Royal Holloway is launching a unique project to create a national archive of interviews with activists involved in protests, policies, and practical action over the last 50 years, to inform citizens about protecting the environment.
This UK-wide, three-year oral history of the environmental movement is a pioneering collaboration between long-term environmental activists, academic researchers, National Life Stories at the British Library and other partners. The interviewees will include environmental campaigners, grassroots activists and social entrepreneurs, as well as radical campaigners and pioneers of major environmental groups.
The project will work closely with National Life Stories, the oral history fieldwork charity based at the British Library, to create a publicly accessible archive of high-quality, life story oral history recordings with environmental activists.

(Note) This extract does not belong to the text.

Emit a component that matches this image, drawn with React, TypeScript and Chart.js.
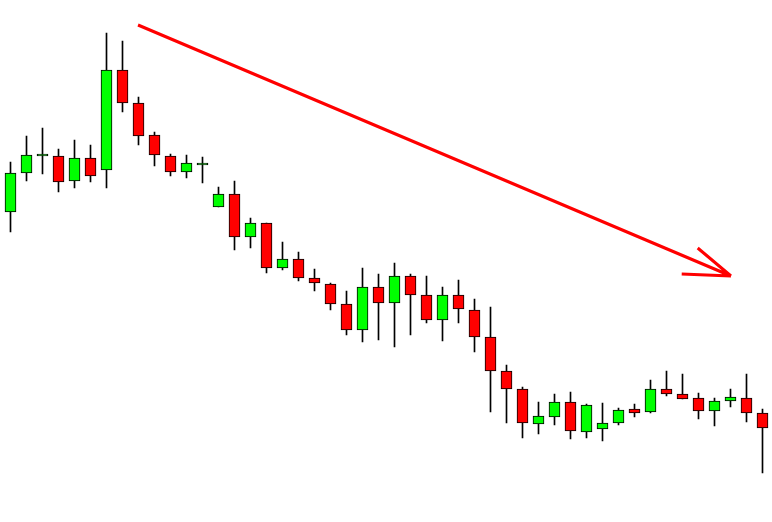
import React, { useEffect, useRef } from "react";
import { Chart, registerables } from "chart.js";

Chart.register(...registerables);

// Candle values (arbitrary price units, higher = up)
const labels: string[] = Array.from({ length: 48 }, (_, i) => String(i + 1));
const opens: number[] = [310, 349, 366, 366, 341, 364, 352, 452, 419, 387, 366, 350, 357, 315, 328, 285, 299, 254, 263, 244, 238, 218, 192, 235, 219, 246, 227, 202, 227, 212, 185, 151, 133, 98, 105, 120, 90, 93, 99, 113, 110, 133, 128, 124, 111, 121, 124, 109];
const highs: number[] = [360, 386, 394, 373, 382, 377, 489, 481, 425, 390, 368, 367, 365, 335, 341, 304, 299, 280, 270, 253, 239, 231, 254, 248, 259, 248, 246, 235, 242, 223, 215, 157, 135, 120, 128, 130, 118, 119, 114, 118, 142, 151, 148, 129, 124, 133, 148, 113];
const lows: number[] = [290, 341, 348, 330, 334, 340, 334, 410, 377, 356, 346, 344, 339, 315, 272, 274, 249, 252, 241, 231, 212, 187, 180, 182, 175, 187, 199, 181, 199, 170, 110, 99, 84, 88, 97, 83, 84, 81, 97, 105, 109, 126, 123, 103, 96, 115, 100, 49];
const closes: number[] = [349, 367, 368, 340, 364, 346, 452, 419, 386, 367, 350, 359, 359, 328, 285, 299, 254, 263, 244, 239, 218, 192, 235, 219, 246, 227, 202, 227, 213, 185, 151, 133, 99, 106, 120, 91, 117, 99, 112, 109, 133, 128, 123, 111, 121, 125, 109, 94];

// Trend arrow in (category index, value) coordinates
const arrowStart = { x: 7.97, y: 497 };
const arrowTip = { x: 45.03, y: 246 };
const arrowWingUpper = { x: 42.95, y: 274 };
const arrowWingLower = { x: 41.95, y: 248 };

const arrowPlugin = {
  id: "trendArrow",
  afterDatasetsDraw(chart: any) {
    const xs = chart.scales.x;
    const ys = chart.scales.y;
    const p = (pt: { x: number; y: number }) => [xs.getPixelForValue(pt.x), ys.getPixelForValue(pt.y)];
    const ctx = chart.ctx;
    ctx.save();
    ctx.strokeStyle = "#ff0000";
    ctx.lineWidth = 3;
    ctx.lineCap = "butt";
    const [sx, sy] = p(arrowStart);
    const [tx, ty] = p(arrowTip);
    const [ux, uy] = p(arrowWingUpper);
    const [lx, ly] = p(arrowWingLower);
    ctx.beginPath();
    ctx.moveTo(sx, sy);
    ctx.lineTo(tx, ty);
    ctx.moveTo(ux, uy);
    ctx.lineTo(tx, ty);
    ctx.moveTo(lx, ly);
    ctx.lineTo(tx, ty);
    ctx.stroke();
    ctx.restore();
  },
};

export default function App() {
  const ref = useRef<HTMLCanvasElement | null>(null);
  useEffect(() => {
    if (!ref.current) return;
    const bodies = opens.map((o, i) => [o, closes[i]]);
    const wicks = lows.map((l, i) => [l, highs[i]]);
    const bodyColors = opens.map((o, i) => (closes[i] >= o ? "#00ff00" : "#ff0000"));
    const chart = new Chart(ref.current, {
      type: "bar",
      data: {
        labels,
        datasets: [
          {
            label: "body",
            data: bodies as any,
            backgroundColor: bodyColors,
            borderColor: "#000000",
            borderWidth: 1,
            borderSkipped: false,
            barThickness: 11,
            grouped: false,
            order: 0,
          },
          {
            label: "wick",
            data: wicks as any,
            backgroundColor: "#000000",
            borderWidth: 0,
            barThickness: 1,
            grouped: false,
            order: 1,
          },
        ],
      },
      options: {
        animation: false,
        responsive: false,
        maintainAspectRatio: false,
        layout: { padding: { left: 2.5, right: 1.5, top: 0, bottom: 0 } },
        plugins: { legend: { display: false }, tooltip: { enabled: false } },
        scales: {
          x: { display: false, offset: true },
          y: { display: false, min: 0, max: 522 },
        },
      },
      plugins: [arrowPlugin],
    });
    return () => chart.destroy();
  }, []);
  return (
    <div style={{ position: "absolute", left: 0, top: 0, width: 772, height: 522, background: "#ffffff" }}>
      <canvas ref={ref} width={772} height={522} />
    </div>
  );
}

The collection will be a valuable resource as it documents the history, aspirations and lived experience of environmental campaigns through the words of those most intimately involved.
There will be many interviewees whose contributions have previously been overlooked, and the interviews will uncover the networks of ideas exchange, methodology and campaigning in the UK environmental movement.
The project is funded by the Arts and Humanities Research Council and project outputs will include a freely available book, events and teaching resources to increase public awareness of how people engage with environmental issues across the generations.
Dr Toby Butler, Reader in the Department of Geography at Royal Holloway, said: “We are committed to recording the widest possible range of voices from the long and complex history of the environmental movement. They contributed to a major shift in legislative, social and cultural change over the last 50 years.
“This is an opportunity for those who seek to change the world for the better to learn from the lived experiences of those who fought and worked on these campaigns.”
Chris Church, Project Officer at Royal Holloway and former trustee of Friends of the Earth, said: “Tens of thousands of people have worked over the last five decades to protect and improve their environment. Some have worked to protect their local area, others have engaged with businesses and governments to bring about lasting change. All of them worked for what they believe in, and we will be telling their stories.”
The project will be delivered by a research team combining academic expertise in the study of grassroots movements and oral history with extensive experience in key environmental organisations within the UK.
Mary Stewart, the British Library’s Lead Curator of Oral History and Director of National Life Stories commented: “This is an important partnership for National Life Stories at British Library which will add one hundred in-depth life story interviews to the oral history collection, providing valuable insights into the history of the environmental movement in living memory.
“These interviews will complement our existing holdings on science, earth and climate history, food production and political campaigning - bringing new and contrasting perspectives to the archive. All of this will greatly benefit researchers now and in the future.”